── Source data

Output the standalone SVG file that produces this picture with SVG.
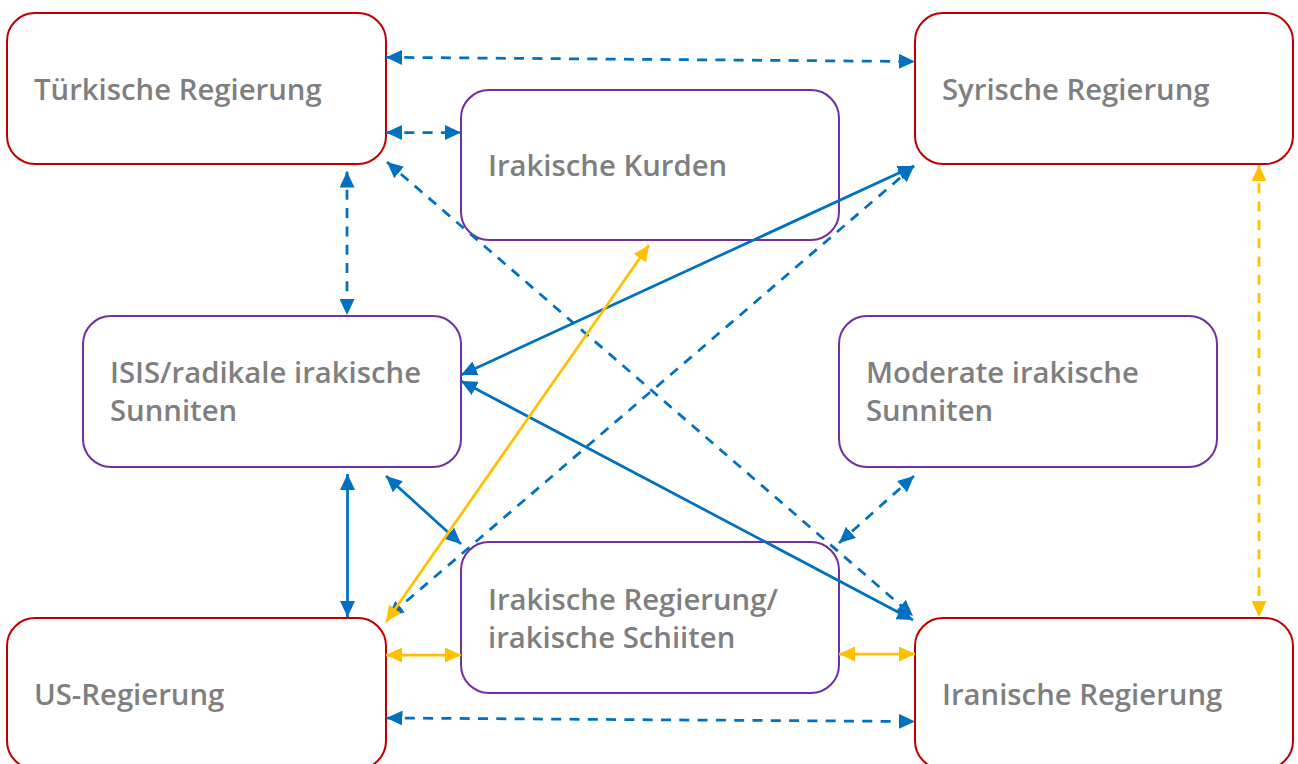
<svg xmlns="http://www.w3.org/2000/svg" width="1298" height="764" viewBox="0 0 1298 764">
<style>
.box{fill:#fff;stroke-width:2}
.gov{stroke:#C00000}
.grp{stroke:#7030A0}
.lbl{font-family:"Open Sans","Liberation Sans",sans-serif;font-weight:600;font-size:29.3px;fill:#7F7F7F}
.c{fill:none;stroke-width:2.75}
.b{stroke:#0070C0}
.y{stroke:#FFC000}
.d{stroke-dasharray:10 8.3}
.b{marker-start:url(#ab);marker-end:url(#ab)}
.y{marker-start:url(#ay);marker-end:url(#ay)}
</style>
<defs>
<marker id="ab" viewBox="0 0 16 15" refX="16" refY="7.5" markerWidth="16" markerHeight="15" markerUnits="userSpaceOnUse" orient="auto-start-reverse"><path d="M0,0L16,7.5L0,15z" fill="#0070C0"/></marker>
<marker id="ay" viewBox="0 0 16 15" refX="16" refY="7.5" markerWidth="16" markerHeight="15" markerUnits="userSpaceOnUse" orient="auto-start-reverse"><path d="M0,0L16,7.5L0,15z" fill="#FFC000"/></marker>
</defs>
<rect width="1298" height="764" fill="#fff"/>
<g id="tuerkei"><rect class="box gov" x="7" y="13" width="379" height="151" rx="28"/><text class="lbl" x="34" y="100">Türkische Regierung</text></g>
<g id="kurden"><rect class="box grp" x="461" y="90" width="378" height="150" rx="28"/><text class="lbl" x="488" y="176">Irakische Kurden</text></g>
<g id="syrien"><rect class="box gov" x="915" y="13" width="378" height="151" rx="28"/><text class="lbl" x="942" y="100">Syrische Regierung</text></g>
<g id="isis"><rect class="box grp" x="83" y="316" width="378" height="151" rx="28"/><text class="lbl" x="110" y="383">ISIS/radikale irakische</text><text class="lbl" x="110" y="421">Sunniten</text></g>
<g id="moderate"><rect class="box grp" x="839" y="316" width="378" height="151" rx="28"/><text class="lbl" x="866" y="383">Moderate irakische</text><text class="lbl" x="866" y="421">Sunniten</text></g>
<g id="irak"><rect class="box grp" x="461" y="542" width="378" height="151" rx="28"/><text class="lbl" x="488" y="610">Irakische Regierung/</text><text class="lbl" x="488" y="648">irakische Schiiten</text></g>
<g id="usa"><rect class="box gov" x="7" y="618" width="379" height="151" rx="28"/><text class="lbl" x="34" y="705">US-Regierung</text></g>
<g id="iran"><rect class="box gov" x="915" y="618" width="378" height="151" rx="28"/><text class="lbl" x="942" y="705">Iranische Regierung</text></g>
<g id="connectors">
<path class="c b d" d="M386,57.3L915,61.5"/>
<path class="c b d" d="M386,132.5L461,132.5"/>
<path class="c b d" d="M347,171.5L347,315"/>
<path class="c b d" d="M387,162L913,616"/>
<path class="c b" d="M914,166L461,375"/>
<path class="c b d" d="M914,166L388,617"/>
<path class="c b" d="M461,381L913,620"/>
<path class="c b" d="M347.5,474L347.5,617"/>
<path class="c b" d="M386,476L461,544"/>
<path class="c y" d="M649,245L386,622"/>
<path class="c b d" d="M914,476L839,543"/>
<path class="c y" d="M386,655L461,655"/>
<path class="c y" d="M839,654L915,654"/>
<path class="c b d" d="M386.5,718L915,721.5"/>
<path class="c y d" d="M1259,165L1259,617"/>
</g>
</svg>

────

Task brief: Write out the full set of lines verbatim, without the pictures.

Solution for this task:
Output the standalone SVG file that produces this picture with SVG.
<svg xmlns="http://www.w3.org/2000/svg" width="1298" height="764" viewBox="0 0 1298 764">
<style>
.box{fill:#fff;stroke-width:2}
.gov{stroke:#C00000}
.grp{stroke:#7030A0}
.lbl{font-family:"Open Sans","Liberation Sans",sans-serif;font-weight:600;font-size:29.3px;fill:#7F7F7F}
.c{fill:none;stroke-width:2.75}
.b{stroke:#0070C0}
.y{stroke:#FFC000}
.d{stroke-dasharray:10 8.3}
.b{marker-start:url(#ab);marker-end:url(#ab)}
.y{marker-start:url(#ay);marker-end:url(#ay)}
</style>
<defs>
<marker id="ab" viewBox="0 0 16 15" refX="16" refY="7.5" markerWidth="16" markerHeight="15" markerUnits="userSpaceOnUse" orient="auto-start-reverse"><path d="M0,0L16,7.5L0,15z" fill="#0070C0"/></marker>
<marker id="ay" viewBox="0 0 16 15" refX="16" refY="7.5" markerWidth="16" markerHeight="15" markerUnits="userSpaceOnUse" orient="auto-start-reverse"><path d="M0,0L16,7.5L0,15z" fill="#FFC000"/></marker>
</defs>
<rect width="1298" height="764" fill="#fff"/>
<g id="tuerkei"><rect class="box gov" x="7" y="13" width="379" height="151" rx="28"/><text class="lbl" x="34" y="100">Türkische Regierung</text></g>
<g id="kurden"><rect class="box grp" x="461" y="90" width="378" height="150" rx="28"/><text class="lbl" x="488" y="176">Irakische Kurden</text></g>
<g id="syrien"><rect class="box gov" x="915" y="13" width="378" height="151" rx="28"/><text class="lbl" x="942" y="100">Syrische Regierung</text></g>
<g id="isis"><rect class="box grp" x="83" y="316" width="378" height="151" rx="28"/><text class="lbl" x="110" y="383">ISIS/radikale irakische</text><text class="lbl" x="110" y="421">Sunniten</text></g>
<g id="moderate"><rect class="box grp" x="839" y="316" width="378" height="151" rx="28"/><text class="lbl" x="866" y="383">Moderate irakische</text><text class="lbl" x="866" y="421">Sunniten</text></g>
<g id="irak"><rect class="box grp" x="461" y="542" width="378" height="151" rx="28"/><text class="lbl" x="488" y="610">Irakische Regierung/</text><text class="lbl" x="488" y="648">irakische Schiiten</text></g>
<g id="usa"><rect class="box gov" x="7" y="618" width="379" height="151" rx="28"/><text class="lbl" x="34" y="705">US-Regierung</text></g>
<g id="iran"><rect class="box gov" x="915" y="618" width="378" height="151" rx="28"/><text class="lbl" x="942" y="705">Iranische Regierung</text></g>
<g id="connectors">
<path class="c b d" d="M386,57.3L915,61.5"/>
<path class="c b d" d="M386,132.5L461,132.5"/>
<path class="c b d" d="M347,171.5L347,315"/>
<path class="c b d" d="M387,162L913,616"/>
<path class="c b" d="M914,166L461,375"/>
<path class="c b d" d="M914,166L388,617"/>
<path class="c b" d="M461,381L913,620"/>
<path class="c b" d="M347.5,474L347.5,617"/>
<path class="c b" d="M386,476L461,544"/>
<path class="c y" d="M649,245L386,622"/>
<path class="c b d" d="M914,476L839,543"/>
<path class="c y" d="M386,655L461,655"/>
<path class="c y" d="M839,654L915,654"/>
<path class="c b d" d="M386.5,718L915,721.5"/>
<path class="c y d" d="M1259,165L1259,617"/>
</g>
</svg>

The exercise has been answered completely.